Thursday, 23 November 2017

The Yo-Yo Economy.



Baltic Dry Index. 1413 +17   Brent Crude 63.16

“If economists could manage to get themselves thought of as humble, competent people on a level with dentists, that would be splendid.”

John Maynard Keynes.

First, a happy Thanksgiving to all readers everywhere celebrating today. We in the still prosperous west, have so much still to be thankful for.

It’s up, it’s down, it’s up, it’s down, welcome to the world of the Fedster’s and other central banksters rigged global economy.  On the Great Nixonian Error of fiat money, communist money, the wealth divide gets ever wider, speculation gets rewarded and financially encouraged by the central banksters, manufacturing, mining, farming and commerce get punished as so old yesterday’s economics.

Below, hopium rules again, but for how long?

“Beyond this, the problem is universal. It is that governments are now held responsible for the welfare of the people. The aspirations of the people can outrun their ability to pay for them, and nobody has yet found a way to create answers to the aspirations out of thin air.”

George Goodman, aka Adam Smith, The Money Game. 1968.

November 23, 2017 / 12:24 AM

Dollar dumped, bonds buoyant on Fed inflation caution

SYDNEY (Reuters) - The dollar was on the defensive Thursday after suffering its worst drubbing in five months while bonds celebrated a comeback on speculation the Federal Reserve might not tighten U.S. policy as aggressively as previously thought.

Moves in Asian share markets were mostly minor with Japanese markets closed for a holiday and the United States off for Thanksgiving. Spreadbetters pointed to a slightly easier opening for the major European bourses.

MSCI's broadest index of Asia-Pacific shares outside Japan .MIAPJ0000PUS eked out a fresh 10-year peak with a rise of 0.15 percent, as did Hong Kong's main index .HSI.

The dollar’s rout came after minutes of the Fed’s last meeting showed “many participants” were concerned inflation would stay below the bank’s 2 percent target for longer than expected.

That echoed comments from Fed Chair Janet Yellen that she was uncertain about the outlook for inflation and led markets to pare back pricing for more hikes next year.

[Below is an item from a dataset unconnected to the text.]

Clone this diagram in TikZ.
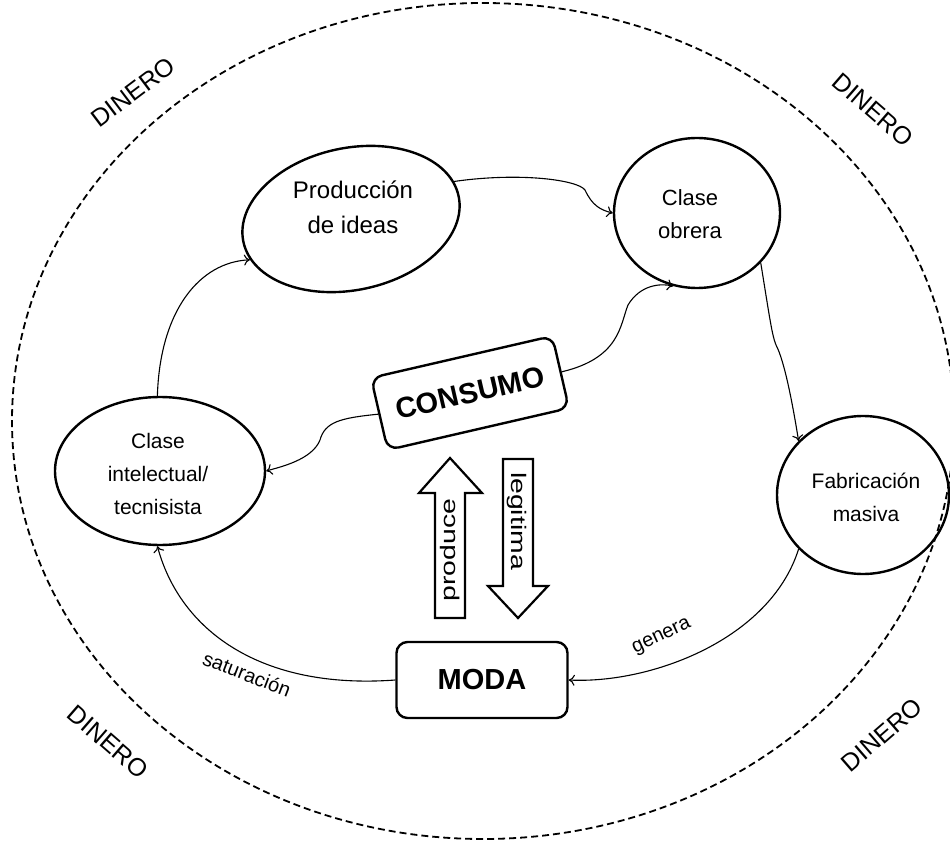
\documentclass[tikz,border=0pt]{standalone}
\usepackage{fontspec}
\setmainfont{Liberation Sans}
\usetikzlibrary{shapes.geometric,arrows.meta}
\begin{document}
\begin{tikzpicture}[x=1pt,y=-1pt,
  ell/.style={draw, ellipse, line width=2.4pt, inner sep=0pt},
  lbl/.style={align=center, font=\fontsize{21}{33}\selectfont},
  elbl/.style={font=\fontsize{20}{24}\selectfont},
  rbox/.style={draw, line width=2.4pt, rounded corners=11pt, inner sep=0pt, font=\fontsize{29}{33}\selectfont\bfseries},
  conn/.style={line width=1.1pt, -{To[length=6pt,width=11pt]}},
  din/.style={font=\fontsize{25}{28}\selectfont},
  blk/.style={line width=2.2pt, line join=miter}
]
\useasboundingbox (0,0) rectangle (950,842);
% outer dashed ellipse
\node[draw, ellipse, line width=1.8pt, dash pattern=on 7pt off 4pt, minimum width=942pt, minimum height=836pt, inner sep=0pt] (outer) at (483,421) {};
% DINERO labels
\node[din, rotate=37] (d1) at (133,92) {DINERO};
\node[din, rotate=-41] (d2) at (873,110) {DINERO};
\node[din, rotate=-41] (d3) at (108,742) {DINERO};
\node[din, rotate=41] (d4) at (882,735) {DINERO};
% ellipses
\node[ell, rotate=12, minimum width=220pt, minimum height=142pt] (prod) at (351,219) {};
\node[lbl, font=\fontsize{24}{35}\selectfont] (prodt) at (353,207) {Producción\\de ideas};
\node[ell, minimum width=166pt, minimum height=150pt] (obr) at (697,213) {};
\node[lbl, font=\fontsize{22}{33}\selectfont] (obrt) at (690,214) {Clase\\obrera};
\node[ell, minimum width=172pt, minimum height=158pt] (fab) at (863,495) {};
\node[lbl] (fabt) at (866,497) {Fabricación\\masiva};
\node[ell, minimum width=210pt, minimum height=148pt] (int) at (160,471) {};
\node[lbl] (intt) at (158,474) {Clase\\intelectual/\\tecnisista};
% boxes
\node[rbox, rotate=13, minimum width=186pt, minimum height=74pt] (cons) at (470,393) {CONSUMO};
\node[rbox, minimum width=171pt, minimum height=76pt] (moda) at (482,680) {MODA};
% block arrows
\draw[blk] (435,618) -- (435,493) -- (419,493) -- (450,458) -- (482,493) -- (465,493) -- (465,618) -- cycle;
\node[lbl, rotate=90] (produce) at (450,550) {\scalebox{1.35}[1]{produce}};
\draw[blk] (503,459) -- (533,459) -- (533,586) -- (548,586) -- (518,618) -- (488,586) -- (503,586) -- cycle;
\node[lbl, rotate=-90] (legit) at (517,521) {\scalebox{1.35}[1]{legitima}};
% connectors
\draw[conn] (prod.8) .. controls (520,172) and (578,180) .. (585,190) .. controls (592,205) and (600,210) .. (obr.west);
\draw[conn] (obr.-38) .. controls (770,320) and (772,335) .. (776,345) .. controls (784,360) and (792,400) .. (fab.140);
\draw[conn] (fab.-140) .. controls (770,640) and (650,684) .. (moda.east);
\node[elbl, rotate=25] (gen) at (662,637) {genera};
\draw[conn] (moda.west) .. controls (260,690) and (180,630) .. (int.-92);
\node[elbl, rotate=-21] (sat) at (247,674) {saturación};
\draw[conn] (int.92) .. controls (160,310) and (200,262) .. (prod.190);
\draw[conn] (cons.east) .. controls (620,358) and (620,325) .. (628,305) .. controls (640,285) and (660,283) .. (obr.-108);
\draw[conn] (cons.west) .. controls (340,418) and (325,422) .. (320,440) .. controls (312,460) and (280,467) .. (int.east);
\end{tikzpicture}
\end{document}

While a move in December to between 1.25 and 1.5 percent is still almost fully priced in, Fed fund futures <0> rallied to show rates at just 1.75 percent by the end of next year.

“The US dollar was already staggering into Thanksgiving when the FOMC minutes gave it another shove,” said Sean Callow, a senior currency analyst at Westpac. “The FOMC seems to be increasingly uneasy about ”ongoing softness“ in inflation.”

“Investors can be forgiven for wondering why they should buy more U.S. dollars if we are heading into a ”Powell pause“ in the first half of 2018,” he added, referring to newly appointed Fed Chair Jerome Powell.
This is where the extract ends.